One More Wave helps wounded or disabled veterans with surf therapy to help them get back in the water by providing customized surfing equipment and assistance. Their mission to help veterans through ocean therapy resonated strongly with Ulysse Nardin, which has long-standing ties to the sea.
“I had an unforgettable first-hand experience watching the veterans in the One More Wave program in action,” said François-Xavier Hotier, President of Ulysse Nardin Americas. Mr. Hotier had been introduced to One More Wave by a friend of his, subsequently meeting Kyle Buckett, Managing Director of One More Wave, while visiting the U.S Navy SEAL Training Camp in Coronado, Calif. “Their dedication, courage, and camaraderie are inspiring and we hope to bring more awareness to this important work.”
Ulysse Nardin’s deep-rooted connection to the U.S. Navy stems from 1905 when Ulysse Nardin won a competition to create the most precise marine chronometer and subsequently became the official supplier to the American Navy, making this a perfect partnership.

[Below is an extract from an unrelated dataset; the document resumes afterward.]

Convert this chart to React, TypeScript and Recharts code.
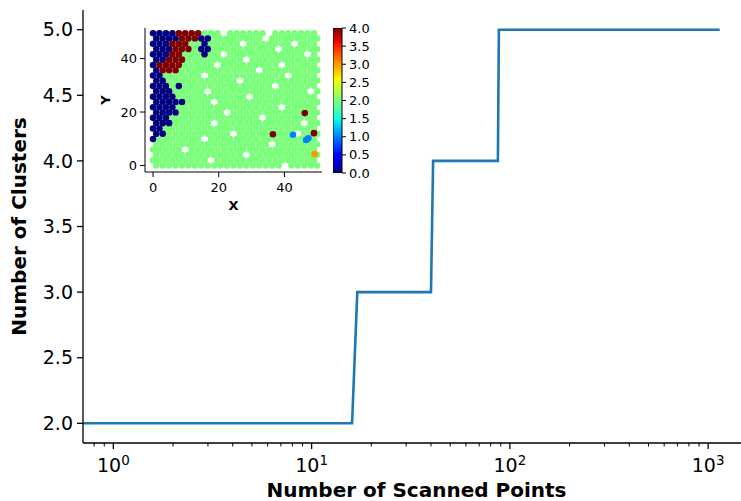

In addition to a financial contribution, Ulysse Nardin hopes to bring awareness and raise funds for the organization through the launch of the Diver Deep Dive “One More Wave.” The timepiece features a striking yellow and black design, with a black DLC titanium case and 1000m water resistance. The case-back is engraved with the “One More Wave” logo to signify the partnership. Members of OMW designed the limited edition timepiece as a watch that would stand up to the highly variable pressures experienced while surfing, while also subtly reflecting the founders’ background in amphibious warfare.

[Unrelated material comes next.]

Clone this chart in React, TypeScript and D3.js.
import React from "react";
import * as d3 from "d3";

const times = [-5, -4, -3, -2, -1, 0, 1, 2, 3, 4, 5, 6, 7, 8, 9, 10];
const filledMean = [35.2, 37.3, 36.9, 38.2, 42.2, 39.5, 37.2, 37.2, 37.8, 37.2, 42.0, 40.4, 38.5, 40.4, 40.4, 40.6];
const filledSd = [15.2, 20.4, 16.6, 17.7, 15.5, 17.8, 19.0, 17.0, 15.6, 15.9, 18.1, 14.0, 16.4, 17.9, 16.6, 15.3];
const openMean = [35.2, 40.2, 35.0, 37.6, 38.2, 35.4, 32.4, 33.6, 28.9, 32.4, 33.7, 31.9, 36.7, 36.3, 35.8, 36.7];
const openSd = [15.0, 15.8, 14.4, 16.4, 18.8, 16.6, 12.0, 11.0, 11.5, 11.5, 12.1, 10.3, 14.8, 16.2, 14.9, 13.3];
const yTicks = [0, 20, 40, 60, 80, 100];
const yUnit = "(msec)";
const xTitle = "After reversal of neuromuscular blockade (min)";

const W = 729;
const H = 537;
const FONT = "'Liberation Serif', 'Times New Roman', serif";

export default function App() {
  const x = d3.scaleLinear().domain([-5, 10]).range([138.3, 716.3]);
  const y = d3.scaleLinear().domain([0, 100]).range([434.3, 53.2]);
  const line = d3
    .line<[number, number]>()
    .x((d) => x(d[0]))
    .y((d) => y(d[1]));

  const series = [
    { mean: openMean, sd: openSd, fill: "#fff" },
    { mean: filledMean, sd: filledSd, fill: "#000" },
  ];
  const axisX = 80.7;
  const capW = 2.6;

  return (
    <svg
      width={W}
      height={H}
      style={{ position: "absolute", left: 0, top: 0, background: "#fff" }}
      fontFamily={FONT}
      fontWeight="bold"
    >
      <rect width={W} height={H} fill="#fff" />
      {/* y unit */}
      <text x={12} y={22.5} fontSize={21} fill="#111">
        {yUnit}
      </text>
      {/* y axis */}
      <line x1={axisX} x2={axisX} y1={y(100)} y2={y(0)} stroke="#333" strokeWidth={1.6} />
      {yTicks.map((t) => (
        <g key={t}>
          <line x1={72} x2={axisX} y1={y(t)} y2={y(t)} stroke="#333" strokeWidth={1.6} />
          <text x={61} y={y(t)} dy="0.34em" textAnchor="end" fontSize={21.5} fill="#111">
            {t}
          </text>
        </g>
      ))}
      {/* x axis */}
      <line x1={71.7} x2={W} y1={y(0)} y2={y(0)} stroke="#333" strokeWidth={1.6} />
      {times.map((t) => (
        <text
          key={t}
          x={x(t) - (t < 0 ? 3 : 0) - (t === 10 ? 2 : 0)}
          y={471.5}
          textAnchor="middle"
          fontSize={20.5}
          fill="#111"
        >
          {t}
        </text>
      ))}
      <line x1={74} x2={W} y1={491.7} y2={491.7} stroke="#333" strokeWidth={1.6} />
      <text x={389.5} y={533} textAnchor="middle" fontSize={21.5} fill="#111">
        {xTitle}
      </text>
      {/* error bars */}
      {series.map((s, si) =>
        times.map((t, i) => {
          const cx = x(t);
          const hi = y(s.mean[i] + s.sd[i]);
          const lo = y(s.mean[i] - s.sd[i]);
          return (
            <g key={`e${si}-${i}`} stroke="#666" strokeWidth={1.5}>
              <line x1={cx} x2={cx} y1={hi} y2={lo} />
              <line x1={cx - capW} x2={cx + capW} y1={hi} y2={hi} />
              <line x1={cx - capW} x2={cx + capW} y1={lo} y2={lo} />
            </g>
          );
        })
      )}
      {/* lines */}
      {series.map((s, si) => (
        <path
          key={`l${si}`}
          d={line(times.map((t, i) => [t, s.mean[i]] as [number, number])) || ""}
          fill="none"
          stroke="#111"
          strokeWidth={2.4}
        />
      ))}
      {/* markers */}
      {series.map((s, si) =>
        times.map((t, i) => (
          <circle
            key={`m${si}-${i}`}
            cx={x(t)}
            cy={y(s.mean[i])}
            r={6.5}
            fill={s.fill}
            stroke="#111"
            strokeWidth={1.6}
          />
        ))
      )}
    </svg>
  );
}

“Surfing is actually one of the most effective therapies we’ve ever found for combating depression as well as post-traumatic stress,” says Kyle Buckett. “When veterans are in the ocean environment, they are completely in the moment and can escape from their injuries and traumas. It’s our job to put them out there with the right equipment and tie them in with the growing community of surfing veterans.”